>> Start

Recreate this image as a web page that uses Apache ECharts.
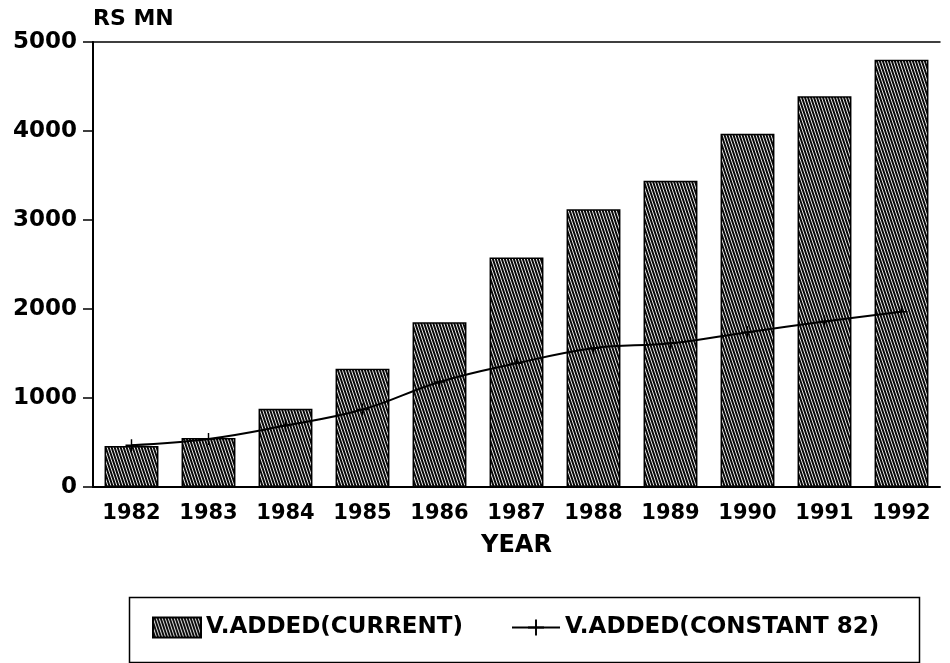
<!DOCTYPE html>
<html><head><meta charset="utf-8">
<script src="https://cdn.jsdelivr.net/npm/echarts@6/dist/echarts.min.js"></script>
<style>html,body{margin:0;padding:0;background:#fff}#c{width:950px;height:663px}</style>
</head><body><div id="c"></div>
<script>
const years = ['1982','1983','1984','1985','1986','1987','1988','1989','1990','1991','1992'];
const currentValues = [460, 550, 880, 1330, 1850, 2580, 3120, 3440, 3970, 4390, 4800];
const constantValues = [470, 540, 690, 870, 1180, 1390, 1560, 1615, 1740, 1860, 1970];
const yTicks = [0, 1000, 2000, 3000, 4000, 5000];

function hatch() {
  const c = document.createElement('canvas');
  c.width = 6; c.height = 18;
  const g = c.getContext('2d');
  g.fillStyle = '#0a0a0a';
  g.fillRect(0, 0, 6, 18);
  g.strokeStyle = '#fff';
  g.lineWidth = 0.9;
  for (let k = -3; k <= 3; k++) {
    g.beginPath();
    g.moveTo(k * 3, 0);
    g.lineTo(k * 3 + 6, 18);
    g.stroke();
  }
  return c;
}
const pat = { image: hatch(), repeat: 'repeat' };
const font = 'DejaVu Sans';
const chart = echarts.init(document.getElementById('c'));
chart.setOption({
  animation: false,
  textStyle: { fontFamily: font },
  grid: { left: 93, right: 10, top: 42, bottom: 176 },
  graphic: [{
    type: 'rect', left: 127, top: 595,
    shape: { width: 790, height: 65 },
    style: { fill: 'none', stroke: '#000', lineWidth: 1.5 }
  }],
  xAxis: [{
    type: 'category', data: years, position: 'bottom',
    name: 'YEAR', nameLocation: 'middle', nameGap: 47,
    nameTextStyle: { fontFamily: font, fontWeight: 'bold', fontSize: 24, color: '#000' },
    axisLine: { lineStyle: { color: '#000', width: 2 } },
    axisTick: { show: false },
    axisLabel: { fontFamily: font, fontWeight: 'bold', fontSize: 21, color: '#000', margin: 16 }
  }, {
    type: 'category', data: years, position: 'top',
    axisLine: { show: true, lineStyle: { color: '#000', width: 1.5 } },
    axisTick: { show: false }, axisLabel: { show: false }
  }],
  yAxis: {
    type: 'value', min: 0, max: 5000, interval: 1000,
    name: 'RS MN', nameLocation: 'end', nameGap: 12,
    nameTextStyle: { fontFamily: font, fontWeight: 'bold', fontSize: 22, color: '#000', align: 'left' },
    axisLine: { show: true, lineStyle: { color: '#000', width: 2 } },
    axisTick: { show: true, length: 10, lineStyle: { color: '#000', width: 1.5 } },
    splitLine: { show: false },
    axisLabel: { fontFamily: font, fontWeight: 'bold', fontSize: 23, color: '#000', margin: 16,
      formatter: v => yTicks.includes(v) ? String(v) : '' }
  },
  legend: {
    left: 152, top: 616, padding: 0,
    itemGap: 48, itemWidth: 48, itemHeight: 20,
    textStyle: { fontFamily: font, fontWeight: 'bold', fontSize: 23, color: '#000' },
    data: [
      { name: 'V.ADDED(CURRENT)', icon: 'rect' },
      { name: 'V.ADDED(CONSTANT 82)' }
    ]
  },
  series: [{
    name: 'V.ADDED(CURRENT)', type: 'bar', data: currentValues,
    barCategoryGap: '30%',
    itemStyle: { color: pat, borderColor: '#000', borderWidth: 1.5 }
  }, {
    name: 'V.ADDED(CONSTANT 82)', type: 'line', data: constantValues, smooth: 0.4,
    symbol: 'path://M0,4.4h10v1.2h-10z M4.4,0h1.2v10h-1.2z', symbolSize: 12,
    itemStyle: { color: '#000' },
    lineStyle: { color: '#000', width: 2 }
  }]
});
</script></body></html>
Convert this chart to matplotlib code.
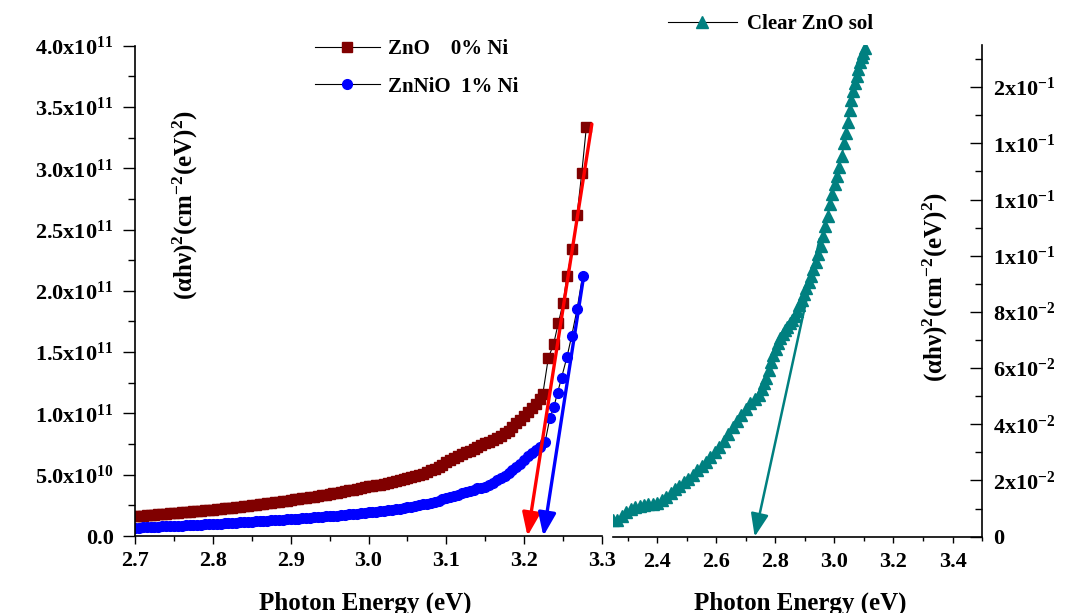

>> End

Omit the pictures, then repeat exactly each line from the beginning of the listing through the line with "const yTicks = [0, 1000, 2000, 3000, 4000, 5000];".

Recreate this image as a web page that uses Apache ECharts.
<!DOCTYPE html>
<html><head><meta charset="utf-8">
<script src="https://cdn.jsdelivr.net/npm/echarts@6/dist/echarts.min.js"></script>
<style>html,body{margin:0;padding:0;background:#fff}#c{width:950px;height:663px}</style>
</head><body><div id="c"></div>
<script>
const years = ['1982','1983','1984','1985','1986','1987','1988','1989','1990','1991','1992'];
const currentValues = [460, 550, 880, 1330, 1850, 2580, 3120, 3440, 3970, 4390, 4800];
const constantValues = [470, 540, 690, 870, 1180, 1390, 1560, 1615, 1740, 1860, 1970];
const yTicks = [0, 1000, 2000, 3000, 4000, 5000];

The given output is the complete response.